As David Cale begins his one-man show ``The Redthroats,'' the very deliberateness of his monologue invites close attention. His brief declarative sentences - oscillating within the narrow range of, say, three notes in a musical scale - are not unpleasant. Considering their simplicity, however, the narrative they painstakingly unfold is surprisingly ambiguous. As the British performance artist evokes a family in the north of England, an audience may feel comfortable enough (or the opposite) to giggle as he mentions their names: Mr. and Mrs. Weird.

The Weirds.

If this is to be a parable, it will surely be a funny one, we guess, tentatively, hopefully.

On the other hand, there is something slightly menacing about the confidential mood set by the storyteller, who appeared recently at the Avery Theater in the Wadsworth Atheneum here, and last weekend at the Institute of Contemporary Art in Boston.

Are the strange doings of the Weirds truly comical? The retreat of young Steven into his room, for example, to play Judy Garland hits until he can lip-sync them to perfection. Funny, sure. Weird. Not wonderful, though, as we later learn from a deliberate, matter-of-fact recounting (Mr. Cale as the young man, now, not the narrator) of Steven's drift into male prostitution.

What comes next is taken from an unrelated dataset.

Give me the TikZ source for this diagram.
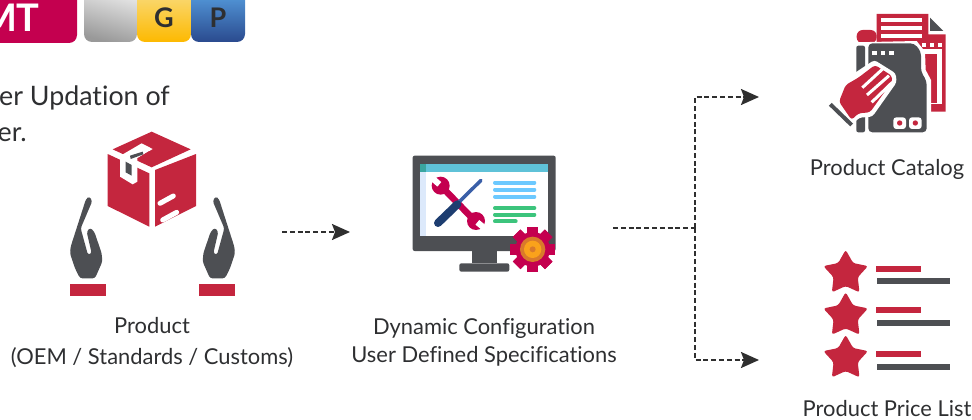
\documentclass[tikz,border=0pt]{standalone}
\usepackage{fontspec}
\setmainfont{Lato}[Ligatures=NoCommon]
\usetikzlibrary{positioning,arrows.meta,shapes.geometric}
\definecolor{brandred}{HTML}{C4263E}
\definecolor{crimson}{HTML}{C4004F}
\definecolor{icongrey}{HTML}{4D4F53}
\definecolor{txtgrey}{HTML}{2E2F31}
\definecolor{skybar}{HTML}{6CC9FF}
\definecolor{greenbar}{HTML}{3CC47C}
\definecolor{screenbar}{HTML}{5FC2D8}
\definecolor{screencorner}{HTML}{3AA6A0}
\definecolor{screenside}{HTML}{DCE9FB}
\definecolor{driverblue}{HTML}{3A5FA8}
\definecolor{handleblue}{HTML}{1D3D70}
\definecolor{gearring}{HTML}{D97A2B}
\definecolor{gearmid}{HTML}{FAA21B}
\definecolor{linedark}{HTML}{2F2F2F}

\begin{document}
\begin{tikzpicture}[
x=1pt, y=-1pt,
% node styles
lbl/.style={text=txtgrey, font=\fontsize{21.9}{26}\selectfont, inner sep=0pt, align=center},
headtxt/.style={text=txtgrey, font=\fontsize{26.8}{30}\selectfont, inner sep=0pt, anchor=base east},
badge/.style={rounded corners=8pt},
badgetxt/.style={text=txtgrey, font=\bfseries\fontsize{27}{30}\selectfont, inner sep=0pt},
redfill/.style={fill=brandred},
greyfill/.style={fill=icongrey},
slit/.style={draw=white, line width=5pt, line cap=round},
listbar/.style={draw=#1, line width=4pt, line cap=round},
ratestar/.style={star, star points=5, star point ratio=1.85, fill=brandred, minimum size=47pt, inner sep=0pt, rounded corners=2.5pt},
dashline/.style={draw=linedark, line width=2pt, dash pattern=on 5pt off 2.8pt},
tip/.style={-{Stealth[length=18pt, width=16pt, inset=3pt]}}
]
\useasboundingbox (0,0) rectangle (972,420);
\clip (0,0) rectangle (972,420);

% badges on top
\fill[badge, fill=crimson] (-30,-15) rectangle (77,43);
\node[text=white, font=\bfseries\fontsize{38}{40}\selectfont, inner sep=0pt, anchor=base east] (badge_mt) at (40,32) {MT};
\shade[badge, top color=black!6, bottom color=black!40, shading angle=-15] (84,-15) rectangle (137,42);
\shade[badge, top color={rgb,255:red,249;green,223;blue,139}, bottom color={rgb,255:red,253;green,185;blue,0}] (137,-15) rectangle (191,42);
\shade[badge, top color={rgb,255:red,91;green,167;blue,232}, bottom color={rgb,255:red,42;green,74;blue,142}] (191,-15) rectangle (245,42);
\node[badgetxt] (badge_g) at (164,18) {G};
\node[badgetxt] (badge_p) at (218,18) {P};

% heading
\node[headtxt] (head_a) at (170,105) {er Updation of};
\node[headtxt] (head_b) at (27,141) {er.};

% product icon
\begin{scope}[shift={(60,125)}, scale=1/3]
\fill[redfill] (275,20) -- (392,73) -- (275,127) -- (158,73) -- cycle;
\fill[redfill] (143,87) -- (268,145) -- (268,305) -- (143,243) -- cycle;
\fill[redfill] (285,135) -- (408,87) -- (408,243) -- (285,305) -- cycle;
\fill[white] (180,93) -- (245,55) -- (278,72) -- (232,100) -- (232,170) -- (218,178) -- (180,155) -- cycle;
\fill[greyfill] (210,92) -- (248,80) -- (250,88) -- (212,102) -- cycle;
\fill[greyfill] (197,110) -- (215,120) -- (215,152) -- (197,142) -- cycle;
\fill[redfill] (232,100) -- (268,78) -- (278,85) -- (240,108) -- cycle;
\draw[slit] (300,235) -- (340,213);
\draw[slit] (308,285) -- (350,262);
\foreach \flip/\off in {1/0, -1/555}{
  \begin{scope}[xshift=\off, xscale=\flip]
  \fill[greyfill, rounded corners=2.5pt] (88,214) -- (97,228) -- (62,310) -- (84,390) -- (95,385) -- (80,320) -- (90,308) -- (103,320) -- (125,385) -- (127,410) -- (105,460) -- (60,460) -- (45,430) -- (30,385) -- (32,365) -- (78,222) -- cycle;
  \end{scope}
}
\fill[redfill] (30,477) rectangle (138,513);
\fill[redfill] (417,477) rectangle (525,513);
\end{scope}

% monitor icon
\begin{scope}[shift={(400,145)}, scale=1/3]
\fill[greyfill, rounded corners=2pt] (38,32) rectangle (467,318);
\fill[greyfill] (215,318) rectangle (292,355);
\fill[greyfill, rounded corners=2pt] (178,355) rectangle (328,380);
\fill[white] (60,57) rectangle (445,272);
\fill[screenside] (60,80) rectangle (78,272);
\fill[screenbar] (60,57) rectangle (445,80);
\fill[screencorner] (60,57) rectangle (78,80);
\foreach \y in {113,134,155} \draw[listbar=skybar] (285,\y) -- (403,\y);
\foreach \y/\xend in {189/403,209/403,229/347} \draw[listbar=greenbar] (285,\y) -- (\xend,\y);
% wrench and screwdriver
\draw[crimson, line width=6.5pt] (125,125) -- (225,228);
\fill[crimson] (122,122) circle (27);
\fill[crimson] (228,228) circle (27);
\draw[white, line width=6pt] (118,118) -- (88,92);
\draw[white, line width=6pt] (232,232) -- (264,258);
\draw[driverblue, line width=3.5pt, line cap=round] (243,106) -- (170,178);
\draw[handleblue, line width=8pt, line cap=round] (172,178) -- (114,234);
% gear
\foreach \a in {0,45,...,315}
  \fill[crimson, rotate around={\a:(398,313)}] (382,245) rectangle (414,381);
\fill[crimson] (398,313) circle (52);
\fill[gearring] (398,313) circle (38);
\fill[gearmid] (398,313) circle (26);
\fill[gearring] (398,313) circle (9);
\end{scope}

% catalog icon
\begin{scope}[shift={(815,5)}, scale=1/3]
\fill[redfill] (185,27) -- (340,27) -- (340,88) -- (392,88) -- (392,320) -- (345,320) -- (345,300) -- (300,300) -- (300,115) -- (185,115) -- cycle;
\fill[greyfill] (345,38) -- (385,78) -- (345,78) -- cycle;
\foreach \y in {40,63,88} \fill[white] (197,\y) rectangle (320,\y+12);
\foreach \x in {320,345,370} \fill[white] (\x,113) rectangle (\x+12,125);
\fill[white] (320,133) rectangle (380,298);
\fill[redfill] (320,147) rectangle (366,295);
\fill[redfill, rounded corners=6pt] (125,75) -- (185,75) -- (185,115) -- (125,115) -- cycle;
\fill[white] (118,112) -- (305,108) -- (330,140) -- (332,195) -- (348,225) -- (348,390) -- (118,390) -- cycle;
\fill[greyfill, rounded corners=2pt] (124,122) -- (150,122) -- (150,382) -- (124,382) -- cycle;
\fill[greyfill, rounded corners=4pt] (160,115) -- (298,115) -- (318,140) -- (318,200) -- (335,228) -- (335,382) -- (160,382) -- cycle;
\foreach \x in {172,197,222} \fill[white] (\x,138) rectangle (\x+14,150);
\foreach \x in {235,282}{
  \fill[white, rounded corners=3pt] (\x,337) rectangle (\x+38,372);
  \fill[redfill] (\x+19,354) circle (8);
}
% hand
\fill[white, rounded corners=3pt] (58,292) -- (80,230) -- (125,200) -- (178,165) -- (242,205) -- (245,232) -- (172,335) -- (132,338) -- (110,362) -- cycle;
\fill[redfill, rounded corners=3pt] (72,290) -- (92,240) -- (130,218) -- (180,180) -- (230,212) -- (232,228) -- (165,322) -- (130,325) -- (110,345) -- cycle;
\foreach \xa/\ya/\xb/\yb in {205/190/142/248, 222/212/156/270, 232/232/170/292}
  \draw[white, line width=3pt] (\xa,\ya) -- (\xb,\yb);
\draw[white, line width=7pt] (40,305) -- (112,372);
\draw[icongrey, line width=4pt] (46,298) -- (110,360);
\end{scope}

% price list icon
\begin{scope}[shift={(815,245)}, scale=1/3]
\node[ratestar] (star_a) at (92,85) {};
\node[ratestar] (star_b) at (92,212) {};
\node[ratestar] (star_c) at (92,340) {};
\foreach \ya/\yb in {63/99, 186/225, 318/357}{
  \fill[redfill] (183,\ya) rectangle (318,\ya+18);
  \fill[greyfill] (186,\yb) rectangle (405,\yb+18);
}
\end{scope}

% labels
\node[lbl] (prod_lbl) at (152,343) {Product\\[5pt](OEM / Standards / Customs)};
\node[lbl] (config_lbl) at (484,342) {Dynamic Configuration\\[2pt]User Defined Specifications};
\node[lbl] (cat_lbl) at (887,169) {Product Catalog};
\node[lbl] (price_lbl) at (887,409) {Product Price List};

% anchors for arrows
\coordinate (prod_out) at (282,232);
\coordinate (config_in) at (350,232);
\coordinate (config_out) at (613,228);
\coordinate (split) at (695,228);
\coordinate (cat_in) at (759,97);
\coordinate (price_in) at (759,360);

% draw lines between nodes
\draw[dashline, tip] (prod_out) -- (config_in);
\draw[dashline] (config_out) -- (split);
\draw[dashline, tip] (split) |- (cat_in);
\draw[dashline, tip] (split) |- (price_in);

\end{tikzpicture}
\end{document}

Speaking the part of one character at a time, or two, with ``he saids'' and ``she saids,'' Cale acts out harangues, a murder, hallucinations, as the Weirds are transformed from a set of cartoon characters to a pitiable group of recognizable types touched with tragedy. At the end, Cale allows a glimmer of hope for Steven, airborne for America - Cale's own path, some eight years ago, when he left London for New York.

Cale's performance of this work, which he also wrote, is all of a piece, ranging impressively from Mrs. Weird's even-toned incantations (``Why can't I have a family like other people? Why can't I have a lovely home like other people?'') to Mr. Weird's full-throated denunciations in the most violent sketch.

Although strongly evocative of the life and hard times of an underprivileged level of society, Cale's work seems less a revelation of unsuspected pools of despair than a fresh celebration of the actor's art. The enthusiastic applause seemed to be showered mainly on theatrical talent, though some inevitably flowed sympathetically to the protagonists of his mainly grim, often enchanting tale.

``The Redthroats'' was first performed Off Broadway in 1986. For this work Cale won a Bessie Award for outstanding creative achievement.

The show will be staged later this month in Los Angeles at the Mark Taper Forum, as Mr. Cale, a self-described ``writer/actor,'' widens his circle of fascinated listeners.